Je commençais à m'apaiser. La douleur s'était estompée. La colère aussi.
Mais voilà, cette nuit, un nouveau bout de souvenir m'est revenu en mémoire. La sensation de la main de l'autre ordure sur mon sexe. Écoeurement. Colère. Rage.
La réflexion a suivi. Je me suis dit qu'un barrage, une fois qu'il est ébréché, finit irrémédiablement par se détruire, plus ou moins vite. La pression agrandit la brèche, fragilise tout l'édifice.
On dirait que c'est ce qui vient de se produire.
Et puis, j'ai repensé à mes nombreuses séances chez mon psy habituel. Combien de fois lui ai-je signalé que les silences, lors de ces séances, m'angoissaient à mourir? Chaque fois pour interrompre l'un de ces silences.
Pourquoi me mettent-ils aussi mal à l'aise, ces silences?
Première hypothèse: je ne sais pas quelle émotion "jouer", puisque lorsqu'on souffre de stress post traumatique, on "joue" les émotions qu'on ne ressent pas, pour se sociabiliser, pour paraître "normal". Mais je n'y crois pas.
Seconde hypothèse: Ces silences, ces vides aspirent, au contraire, mes émotions; les font ressortir. Et cet afflux d'émotions me fait paniquer. Je me suis alors demandé pourquoi elles me feraient paniquer. La réponse est simple. Ces émotions, c'est mon vrai moi. Celui que je n'ai pas le droit d'être. Celui qui a été agressé, violé. C'est pour cette raison, et pour d'autres par la suite, que ces barrages se sont édifiés. Parce que mon vrai moi s'est montré inadapté, trop vulnérable, trop faible, trop fragile, trop émotif. Pour tout mon être, il est extrêmement dangereux d'être vraiment moi-même. La dernière fois que je l'ai été, ça a abouti à un traumatisme épouvantable.

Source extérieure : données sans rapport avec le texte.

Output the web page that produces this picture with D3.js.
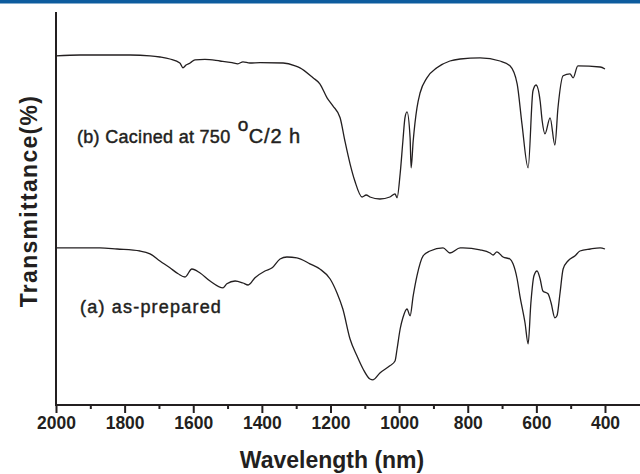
<!DOCTYPE html>
<html>
<head>
<meta charset="utf-8">
<script src="https://cdn.jsdelivr.net/npm/d3@7"></script>
<style>
  body { margin: 0; background: #fff; }
  svg { display: block; }
</style>
</head>
<body>
<div id="main-container"></div>
<script>
// Wavelength (nm) and transmittance (arb. %)
const WAVE_B = [2000, 1930, 1784, 1726, 1697, 1668, 1639, 1630, 1621, 1609, 1595, 1566, 1522, 1487, 1470, 1455, 1435, 1405, 1338, 1303,
    1289, 1251, 1231, 1210, 1193, 1172, 1158, 1143, 1129, 1108, 1096, 1085, 1056, 1027, 1012, 1006, 997, 989, 983, 977,
    968, 965, 959, 948, 939, 919, 890, 852, 822, 764, 706, 677, 656, 642, 624, 610, 601, 589, 583, 575,
    560, 546, 537, 522, 502, 493, 479, 414, 400];
const TRANS_B = [87.3, 87.5, 87.5, 87.3, 87.0, 86.5, 85.5, 84.3, 85.0, 85.5, 86.3, 86.4, 86.0, 85.6, 85.3, 85.8, 85.5, 85.6, 85.5, 84.8,
    84.3, 81.8, 80.3, 76.8, 74.8, 71.8, 66.0, 60.3, 56.0, 52.0, 52.5, 52.0, 51.5, 52.0, 52.8, 51.8, 57.8, 66.0, 71.8, 73.3,
    66.8, 59.3, 66.0, 74.3, 78.0, 81.8, 84.3, 86.0, 86.5, 86.8, 86.0, 84.8, 80.3, 70.3, 59.3, 78.5, 80.0, 76.0, 71.0, 67.8,
    71.8, 65.0, 74.3, 82.3, 82.8, 81.8, 84.8, 84.5, 84.0];

const WAVE_A = [2000, 1872, 1822, 1755, 1726, 1697, 1668, 1644, 1624, 1604, 1580, 1551, 1513, 1502, 1478, 1455, 1440, 1420, 1391, 1370,
    1347, 1327, 1298, 1260, 1231, 1201, 1181, 1164, 1143, 1123, 1105, 1085, 1076, 1056, 1027, 1012, 1006, 997, 989, 977,
    968, 959, 948, 930, 910, 872, 852, 822, 814, 764, 735, 726, 715, 697, 677, 668, 656, 648, 633, 624,
    616, 607, 598, 589, 581, 566, 557, 546, 540, 531, 522, 508, 487, 473, 443, 414, 400];
const TRANS_A = [39.3, 39.3, 39.0, 38.5, 37.8, 36.0, 34.3, 32.8, 32.0, 34.0, 33.0, 31.0, 29.3, 30.3, 31.0, 30.5, 30.0, 31.8, 33.5, 34.3,
    36.5, 37.0, 36.8, 35.3, 34.0, 31.5, 28.0, 24.0, 16.5, 12.3, 9.0, 6.5, 6.3, 8.0, 9.8, 11.0, 14.0, 19.0, 21.8, 24.0,
    22.3, 27.3, 32.3, 37.3, 38.5, 39.3, 38.0, 39.3, 39.3, 38.8, 38.0, 37.5, 38.3, 37.0, 36.5, 35.3, 31.5, 27.3, 20.5, 15.3,
    25.5, 32.3, 33.5, 31.5, 28.5, 27.8, 25.5, 21.8, 22.3, 28.0, 34.0, 36.0, 37.3, 38.5, 39.0, 39.3, 39.0];

const X_TICKS = [2000, 1800, 1600, 1400, 1200, 1000, 800, 600, 400];
const X_MINOR = [1900, 1700, 1500, 1300, 1100, 900, 700, 500];

const WIDTH = 640;
const HEIGHT = 474;
const FONT = '"Liberation Sans", Arial, sans-serif';
const INK = '#231f20';

const SVG = d3.select('#main-container').append('svg')
    .attr('width', WIDTH)
    .attr('height', HEIGHT);

// blue rule along the top
SVG.append('rect')
    .attr('x', 0).attr('y', 0)
    .attr('width', WIDTH).attr('height', 3.5)
    .attr('fill', '#0d5c9e');

// Scales
const X = d3.scaleLinear().domain([2000, 300]).range([56, 639.3]);
const Y = d3.scaleLinear().domain([0, 98]).range([405, 13]);

// Major ticks with labels
const X_AXIS = d3.axisBottom(X)
    .tickValues(X_TICKS)
    .tickSize(8)
    .tickPadding(4)
    .tickFormat(d3.format('d'));

const AXIS_G = SVG.append('g')
    .attr('transform', `translate(0, ${Y(0)})`)
    .call(X_AXIS);
AXIS_G.select('.domain').remove();
AXIS_G.selectAll('line').attr('stroke', INK).attr('stroke-width', 2);
AXIS_G.selectAll('text')
    .attr('fill', INK)
    .style('font-family', FONT)
    .style('font-weight', 'bold')
    .style('font-size', '17.5px');

// Minor ticks
SVG.append('g')
    .attr('transform', `translate(0, ${Y(0)})`)
    .call(d3.axisBottom(X).tickValues(X_MINOR).tickSize(4).tickFormat(''))
    .call(g => g.select('.domain').remove())
    .selectAll('line').attr('stroke', INK).attr('stroke-width', 2);

// Axis lines
SVG.append('line')
    .attr('x1', X(2000)).attr('x2', WIDTH)
    .attr('y1', Y(0)).attr('y2', Y(0))
    .attr('stroke', INK).attr('stroke-width', 2);
SVG.append('line')
    .attr('x1', X(2000)).attr('x2', X(2000))
    .attr('y1', Y(98) - 1).attr('y2', Y(0) + 1)
    .attr('stroke', INK).attr('stroke-width', 2);

// Spectra
const LINE = d3.line()
    .x(d => X(d[0]))
    .y(d => Y(d[1]))
    .curve(d3.curveMonotoneX);

[[WAVE_B, TRANS_B], [WAVE_A, TRANS_A]].forEach(([w, t]) => {
    SVG.append('path')
        .datum(w.map((v, i) => [v, t[i]]))
        .attr('fill', 'none')
        .attr('stroke', INK)
        .attr('stroke-width', 1.3)
        .attr('d', LINE);
});

// Axis titles
SVG.append('text')
    .attr('x', 332).attr('y', 468)
    .attr('text-anchor', 'middle')
    .attr('fill', INK)
    .style('font-family', FONT)
    .style('font-weight', 'bold')
    .style('font-size', '23px')
    .text('Wavelength (nm)');

SVG.append('text')
    .attr('transform', 'translate(37, 201) rotate(-90)')
    .attr('text-anchor', 'middle')
    .attr('fill', INK)
    .style('font-family', FONT)
    .style('font-weight', 'bold')
    .style('font-size', '23px')
    .style('letter-spacing', '1.3px')
    .text('Transmittance(%)');

// Curve annotations
const NOTE_B = SVG.append('text')
    .attr('x', 77).attr('y', 143)
    .attr('fill', INK)
    .attr('stroke', INK)
    .attr('stroke-width', 0.45)
    .style('font-family', FONT)
    .style('font-size', '18px')
    .style('letter-spacing', '0.3px');
NOTE_B.append('tspan').text('(b) Cacined at 750 ');
NOTE_B.append('tspan').attr('dy', -12).attr('dx', 2).style('font-size', '19px').text('o');
NOTE_B.append('tspan').attr('dy', 12).style('font-size', '20px').style('letter-spacing', '0.9px').text('C/2 h');

SVG.append('text')
    .attr('x', 80).attr('y', 313)
    .attr('fill', INK)
    .attr('stroke', INK)
    .attr('stroke-width', 0.45)
    .style('font-family', FONT)
    .style('font-size', '18px')
    .style('letter-spacing', '1.2px')
    .text('(a) as-prepared');
</script>
</body>
</html>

En outre, être moi-même, c'est réveiller ces souvenirs. Donc angoisse. Danger!
Quand on a vécu ce genre de traumatisme, il est essentiel d'être bien entouré, d'être rassuré, qu'on nous dise que ça va aller, qu'on nous autorise à craquer, qu'on nous aime. Non seulement ça n'a pas été mon cas, mais c'est même l'inverse qui s'est produit. Au lieu de cela, je me suis retrouvée au centre d'un conflit familial. Au lieu de cela, mon attitude "bizarre", ma soudaine faiblesse, ma soudaine inadaptation sociale a été à l'origine d'un interminable harcèlement scolaire.
Le barrage est devenu absolument essentiel. Avec le temps, il n'a cessé de se renforcer. Il fallait endiguer mon émotivité, ma vulnérabilité, ma douleur. Ne rien montrer. Sembler insensible, solide, fort, viril. Oui, fort et viril. C'était une question de survie. Je n'avais absolument aucun autre choix.
Et le côté pervers, c'est que tout mon univers s'est construit autour de cette fausse personnalité. Tout le monde me connaît avec ce masque, ce barrage. Et si demain je redevenais vraiment moi-même? Personne ne comprendrait. Même moi, rien que d'y penser, ça me terrifie. Perte totale des repères. Tout bougerait. Combien se détourneraient de moi? Combien se diraient que je suis bizarre voire cinglée? Combien perdraient tout intérêt à fréquenter cette inconnue que je suis aussi pour moi-même?
Oui, cette seconde hypothèse me semble beaucoup plus juste. Je mesure toute la dangerosité de ma situation, toute l'ampleur du travail à effectuer, pourquoi le nouveau psy estime que ce sera long.
Il va pourtant falloir qu'il pète, ce barrage. Et il va péter. Parce que je ne peux plus vivre de cette façon. Je ne peux définitivement plus. Et je commence à me foutre des conséquences de ce changement radical.